> _What needs to be done_
Note how many lines hold "this" and report that number by itself.

***** Exercise material *****

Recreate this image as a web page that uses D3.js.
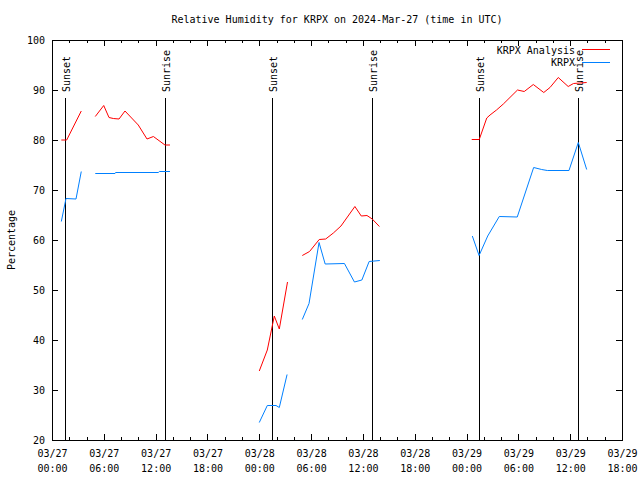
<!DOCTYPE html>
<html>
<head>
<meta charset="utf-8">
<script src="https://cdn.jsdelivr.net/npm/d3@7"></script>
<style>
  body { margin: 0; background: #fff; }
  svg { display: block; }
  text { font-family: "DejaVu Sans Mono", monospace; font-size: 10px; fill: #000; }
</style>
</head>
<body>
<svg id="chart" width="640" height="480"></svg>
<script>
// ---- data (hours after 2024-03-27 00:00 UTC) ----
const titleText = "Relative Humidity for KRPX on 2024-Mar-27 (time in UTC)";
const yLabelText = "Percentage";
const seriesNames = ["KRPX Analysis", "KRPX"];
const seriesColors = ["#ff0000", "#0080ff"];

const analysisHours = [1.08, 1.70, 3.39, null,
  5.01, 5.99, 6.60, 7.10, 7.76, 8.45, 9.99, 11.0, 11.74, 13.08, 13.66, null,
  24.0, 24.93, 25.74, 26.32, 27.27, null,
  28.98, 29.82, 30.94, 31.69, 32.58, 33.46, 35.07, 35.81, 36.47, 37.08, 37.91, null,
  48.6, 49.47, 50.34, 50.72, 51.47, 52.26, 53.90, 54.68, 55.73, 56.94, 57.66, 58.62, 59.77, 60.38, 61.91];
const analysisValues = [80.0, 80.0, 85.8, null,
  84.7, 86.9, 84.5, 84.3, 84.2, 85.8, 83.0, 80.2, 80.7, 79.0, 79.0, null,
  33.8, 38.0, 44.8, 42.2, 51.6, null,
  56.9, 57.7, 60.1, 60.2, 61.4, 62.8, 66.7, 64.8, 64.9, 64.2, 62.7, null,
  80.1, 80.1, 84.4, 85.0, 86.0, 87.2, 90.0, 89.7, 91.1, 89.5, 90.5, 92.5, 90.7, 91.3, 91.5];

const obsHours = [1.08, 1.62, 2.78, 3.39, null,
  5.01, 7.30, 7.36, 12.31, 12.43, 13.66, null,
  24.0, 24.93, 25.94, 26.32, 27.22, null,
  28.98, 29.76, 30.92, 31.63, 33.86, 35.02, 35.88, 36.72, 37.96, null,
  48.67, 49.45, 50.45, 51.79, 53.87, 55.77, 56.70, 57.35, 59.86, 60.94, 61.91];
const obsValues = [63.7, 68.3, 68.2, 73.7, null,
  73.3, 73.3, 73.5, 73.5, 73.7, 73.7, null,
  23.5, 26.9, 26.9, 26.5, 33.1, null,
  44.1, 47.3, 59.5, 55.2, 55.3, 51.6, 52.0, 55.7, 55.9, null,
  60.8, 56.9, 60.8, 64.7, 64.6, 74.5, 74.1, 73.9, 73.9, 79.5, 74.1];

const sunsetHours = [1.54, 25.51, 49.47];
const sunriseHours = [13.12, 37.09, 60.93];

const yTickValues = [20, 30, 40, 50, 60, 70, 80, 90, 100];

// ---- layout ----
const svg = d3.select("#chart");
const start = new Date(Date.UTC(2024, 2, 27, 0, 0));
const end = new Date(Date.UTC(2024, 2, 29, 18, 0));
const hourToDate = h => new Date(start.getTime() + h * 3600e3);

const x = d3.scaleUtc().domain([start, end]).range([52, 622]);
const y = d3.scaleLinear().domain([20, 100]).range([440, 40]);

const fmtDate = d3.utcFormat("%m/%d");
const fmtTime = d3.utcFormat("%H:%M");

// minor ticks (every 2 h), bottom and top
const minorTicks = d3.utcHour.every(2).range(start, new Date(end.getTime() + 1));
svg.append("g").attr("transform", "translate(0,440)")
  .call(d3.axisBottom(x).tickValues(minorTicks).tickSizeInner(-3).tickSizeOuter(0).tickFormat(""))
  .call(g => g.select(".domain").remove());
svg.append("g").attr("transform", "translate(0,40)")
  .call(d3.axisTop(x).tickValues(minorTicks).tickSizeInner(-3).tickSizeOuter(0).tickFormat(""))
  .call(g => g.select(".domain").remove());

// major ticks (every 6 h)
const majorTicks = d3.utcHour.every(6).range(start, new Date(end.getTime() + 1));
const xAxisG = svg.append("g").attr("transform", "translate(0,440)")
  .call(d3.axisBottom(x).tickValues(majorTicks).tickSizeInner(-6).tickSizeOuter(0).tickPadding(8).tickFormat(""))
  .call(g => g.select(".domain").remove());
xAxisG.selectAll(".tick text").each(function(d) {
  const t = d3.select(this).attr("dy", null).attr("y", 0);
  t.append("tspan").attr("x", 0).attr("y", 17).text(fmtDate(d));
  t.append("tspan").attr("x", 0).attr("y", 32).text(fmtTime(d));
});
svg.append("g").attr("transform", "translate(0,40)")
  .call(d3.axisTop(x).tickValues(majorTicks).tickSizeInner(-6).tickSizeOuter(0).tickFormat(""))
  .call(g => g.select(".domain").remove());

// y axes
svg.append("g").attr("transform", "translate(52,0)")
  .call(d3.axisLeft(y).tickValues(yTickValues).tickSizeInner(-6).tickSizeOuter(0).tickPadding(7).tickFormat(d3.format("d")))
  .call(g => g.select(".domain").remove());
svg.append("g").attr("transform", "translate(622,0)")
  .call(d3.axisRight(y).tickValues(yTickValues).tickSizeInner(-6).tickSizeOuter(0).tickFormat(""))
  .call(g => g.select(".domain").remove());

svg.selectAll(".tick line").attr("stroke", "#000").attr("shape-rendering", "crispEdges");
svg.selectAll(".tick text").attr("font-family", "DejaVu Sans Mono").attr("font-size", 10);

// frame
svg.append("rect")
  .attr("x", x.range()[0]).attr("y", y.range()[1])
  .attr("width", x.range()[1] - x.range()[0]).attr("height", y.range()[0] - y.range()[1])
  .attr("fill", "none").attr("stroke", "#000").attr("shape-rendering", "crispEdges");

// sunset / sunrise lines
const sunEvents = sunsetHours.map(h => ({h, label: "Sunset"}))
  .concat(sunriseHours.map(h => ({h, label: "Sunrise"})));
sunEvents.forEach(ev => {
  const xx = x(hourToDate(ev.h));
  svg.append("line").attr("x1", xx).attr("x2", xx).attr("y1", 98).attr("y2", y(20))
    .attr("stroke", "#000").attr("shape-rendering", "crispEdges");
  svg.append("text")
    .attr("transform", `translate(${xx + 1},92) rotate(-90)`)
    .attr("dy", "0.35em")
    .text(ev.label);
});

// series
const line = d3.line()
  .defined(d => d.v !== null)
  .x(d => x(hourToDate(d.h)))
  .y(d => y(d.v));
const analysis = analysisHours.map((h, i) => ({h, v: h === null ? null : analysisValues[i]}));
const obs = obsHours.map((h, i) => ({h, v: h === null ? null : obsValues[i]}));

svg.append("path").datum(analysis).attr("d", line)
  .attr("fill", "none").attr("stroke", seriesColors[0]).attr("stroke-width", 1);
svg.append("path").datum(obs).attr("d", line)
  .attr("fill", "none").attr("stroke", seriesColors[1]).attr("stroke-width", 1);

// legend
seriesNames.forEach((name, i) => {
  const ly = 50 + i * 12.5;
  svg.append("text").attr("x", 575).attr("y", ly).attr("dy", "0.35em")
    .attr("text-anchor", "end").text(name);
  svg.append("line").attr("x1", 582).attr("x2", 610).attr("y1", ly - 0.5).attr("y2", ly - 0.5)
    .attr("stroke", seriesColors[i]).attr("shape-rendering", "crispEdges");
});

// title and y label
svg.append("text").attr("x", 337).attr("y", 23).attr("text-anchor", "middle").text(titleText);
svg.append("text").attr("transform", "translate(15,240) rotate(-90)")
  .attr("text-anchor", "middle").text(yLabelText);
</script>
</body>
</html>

*****
***** Exercise material *****

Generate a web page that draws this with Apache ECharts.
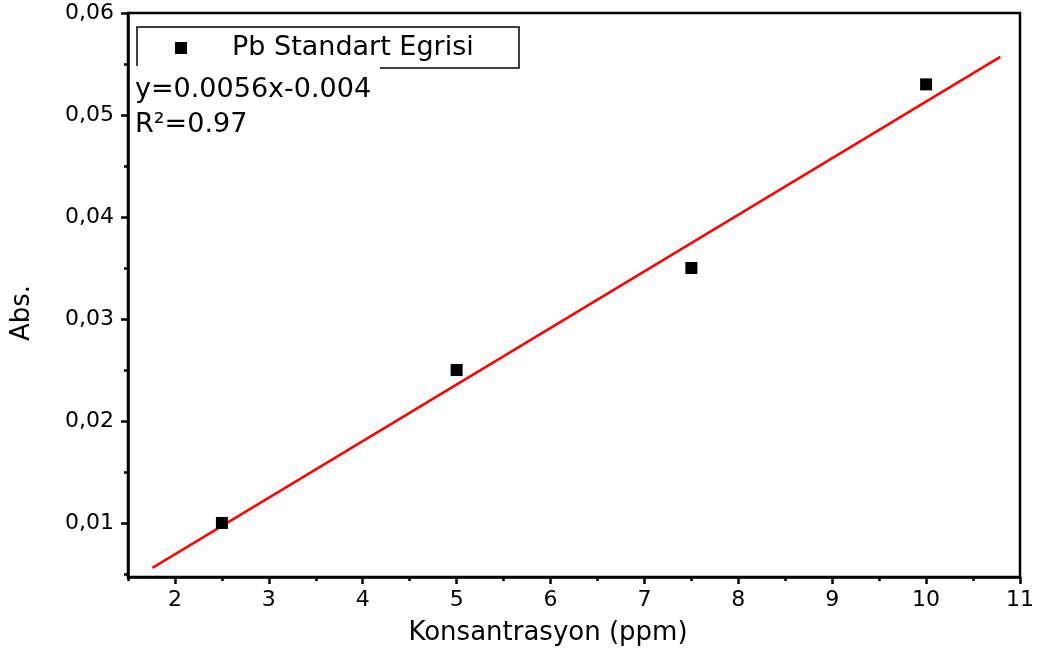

*****
***** Exercise material *****

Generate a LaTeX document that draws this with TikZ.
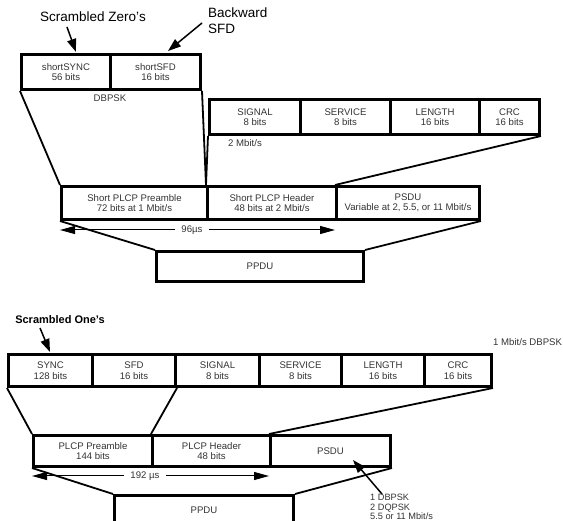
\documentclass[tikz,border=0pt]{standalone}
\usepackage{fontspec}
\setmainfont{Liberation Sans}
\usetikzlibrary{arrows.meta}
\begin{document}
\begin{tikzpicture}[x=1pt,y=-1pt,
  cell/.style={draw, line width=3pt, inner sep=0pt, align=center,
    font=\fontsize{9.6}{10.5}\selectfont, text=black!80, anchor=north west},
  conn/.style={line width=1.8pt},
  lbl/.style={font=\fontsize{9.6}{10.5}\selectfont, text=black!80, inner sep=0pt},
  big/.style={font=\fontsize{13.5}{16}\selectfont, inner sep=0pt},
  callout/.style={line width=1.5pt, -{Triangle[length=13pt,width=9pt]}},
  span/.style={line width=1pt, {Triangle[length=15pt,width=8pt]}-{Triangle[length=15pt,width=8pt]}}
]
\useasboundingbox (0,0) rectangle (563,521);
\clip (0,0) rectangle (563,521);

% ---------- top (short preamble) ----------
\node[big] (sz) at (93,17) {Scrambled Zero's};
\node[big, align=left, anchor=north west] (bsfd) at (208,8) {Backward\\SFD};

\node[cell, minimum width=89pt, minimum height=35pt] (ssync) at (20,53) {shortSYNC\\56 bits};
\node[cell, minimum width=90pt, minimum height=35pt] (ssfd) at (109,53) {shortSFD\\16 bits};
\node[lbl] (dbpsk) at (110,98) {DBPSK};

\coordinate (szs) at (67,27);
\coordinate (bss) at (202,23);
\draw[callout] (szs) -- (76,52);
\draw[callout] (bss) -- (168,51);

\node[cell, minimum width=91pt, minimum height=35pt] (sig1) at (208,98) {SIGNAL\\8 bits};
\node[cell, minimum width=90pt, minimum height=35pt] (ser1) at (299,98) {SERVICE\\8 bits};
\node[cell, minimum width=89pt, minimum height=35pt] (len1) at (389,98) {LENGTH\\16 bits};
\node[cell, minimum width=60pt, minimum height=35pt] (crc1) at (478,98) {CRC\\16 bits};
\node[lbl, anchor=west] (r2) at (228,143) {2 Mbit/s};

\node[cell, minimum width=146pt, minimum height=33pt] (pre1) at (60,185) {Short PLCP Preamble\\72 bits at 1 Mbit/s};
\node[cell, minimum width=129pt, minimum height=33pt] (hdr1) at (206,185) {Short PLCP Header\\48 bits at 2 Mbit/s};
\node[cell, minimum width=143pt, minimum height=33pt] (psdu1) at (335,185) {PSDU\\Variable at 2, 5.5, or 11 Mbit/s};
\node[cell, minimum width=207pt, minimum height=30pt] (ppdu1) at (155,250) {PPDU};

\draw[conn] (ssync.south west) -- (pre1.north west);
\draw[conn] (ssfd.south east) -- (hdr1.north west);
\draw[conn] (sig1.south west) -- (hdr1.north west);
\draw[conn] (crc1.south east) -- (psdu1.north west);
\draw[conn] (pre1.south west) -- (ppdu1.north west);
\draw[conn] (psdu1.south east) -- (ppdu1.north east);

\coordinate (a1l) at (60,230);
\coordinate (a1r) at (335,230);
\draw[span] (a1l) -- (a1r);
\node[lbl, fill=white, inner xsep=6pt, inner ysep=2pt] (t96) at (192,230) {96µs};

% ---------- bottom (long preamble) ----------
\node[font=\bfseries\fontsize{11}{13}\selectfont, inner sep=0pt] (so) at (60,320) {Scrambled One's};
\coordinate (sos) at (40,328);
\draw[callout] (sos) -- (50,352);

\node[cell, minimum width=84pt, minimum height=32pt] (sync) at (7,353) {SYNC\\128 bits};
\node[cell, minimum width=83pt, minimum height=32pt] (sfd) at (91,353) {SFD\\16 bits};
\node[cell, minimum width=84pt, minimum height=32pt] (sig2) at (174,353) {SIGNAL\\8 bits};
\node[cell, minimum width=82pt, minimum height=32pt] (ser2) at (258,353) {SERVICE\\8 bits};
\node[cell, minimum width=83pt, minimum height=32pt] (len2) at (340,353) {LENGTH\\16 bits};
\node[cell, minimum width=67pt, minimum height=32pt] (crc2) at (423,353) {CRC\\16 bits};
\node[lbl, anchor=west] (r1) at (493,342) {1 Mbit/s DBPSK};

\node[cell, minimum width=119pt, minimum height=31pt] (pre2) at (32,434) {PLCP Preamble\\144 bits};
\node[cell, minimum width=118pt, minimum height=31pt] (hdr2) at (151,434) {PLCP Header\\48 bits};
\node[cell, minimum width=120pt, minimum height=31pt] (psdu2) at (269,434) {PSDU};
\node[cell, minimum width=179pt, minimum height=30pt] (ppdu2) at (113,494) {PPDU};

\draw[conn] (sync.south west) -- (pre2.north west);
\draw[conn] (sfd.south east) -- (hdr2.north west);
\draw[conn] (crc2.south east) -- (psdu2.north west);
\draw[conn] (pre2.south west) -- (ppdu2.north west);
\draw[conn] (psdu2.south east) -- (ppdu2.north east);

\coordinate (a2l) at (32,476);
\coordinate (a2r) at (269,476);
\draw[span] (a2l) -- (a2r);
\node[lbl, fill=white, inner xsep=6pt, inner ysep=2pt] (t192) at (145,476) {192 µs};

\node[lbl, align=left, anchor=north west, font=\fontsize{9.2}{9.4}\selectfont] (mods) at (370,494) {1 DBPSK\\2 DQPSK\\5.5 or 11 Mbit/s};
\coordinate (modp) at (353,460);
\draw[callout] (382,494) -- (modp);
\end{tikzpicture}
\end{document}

*****

> _Result below_
4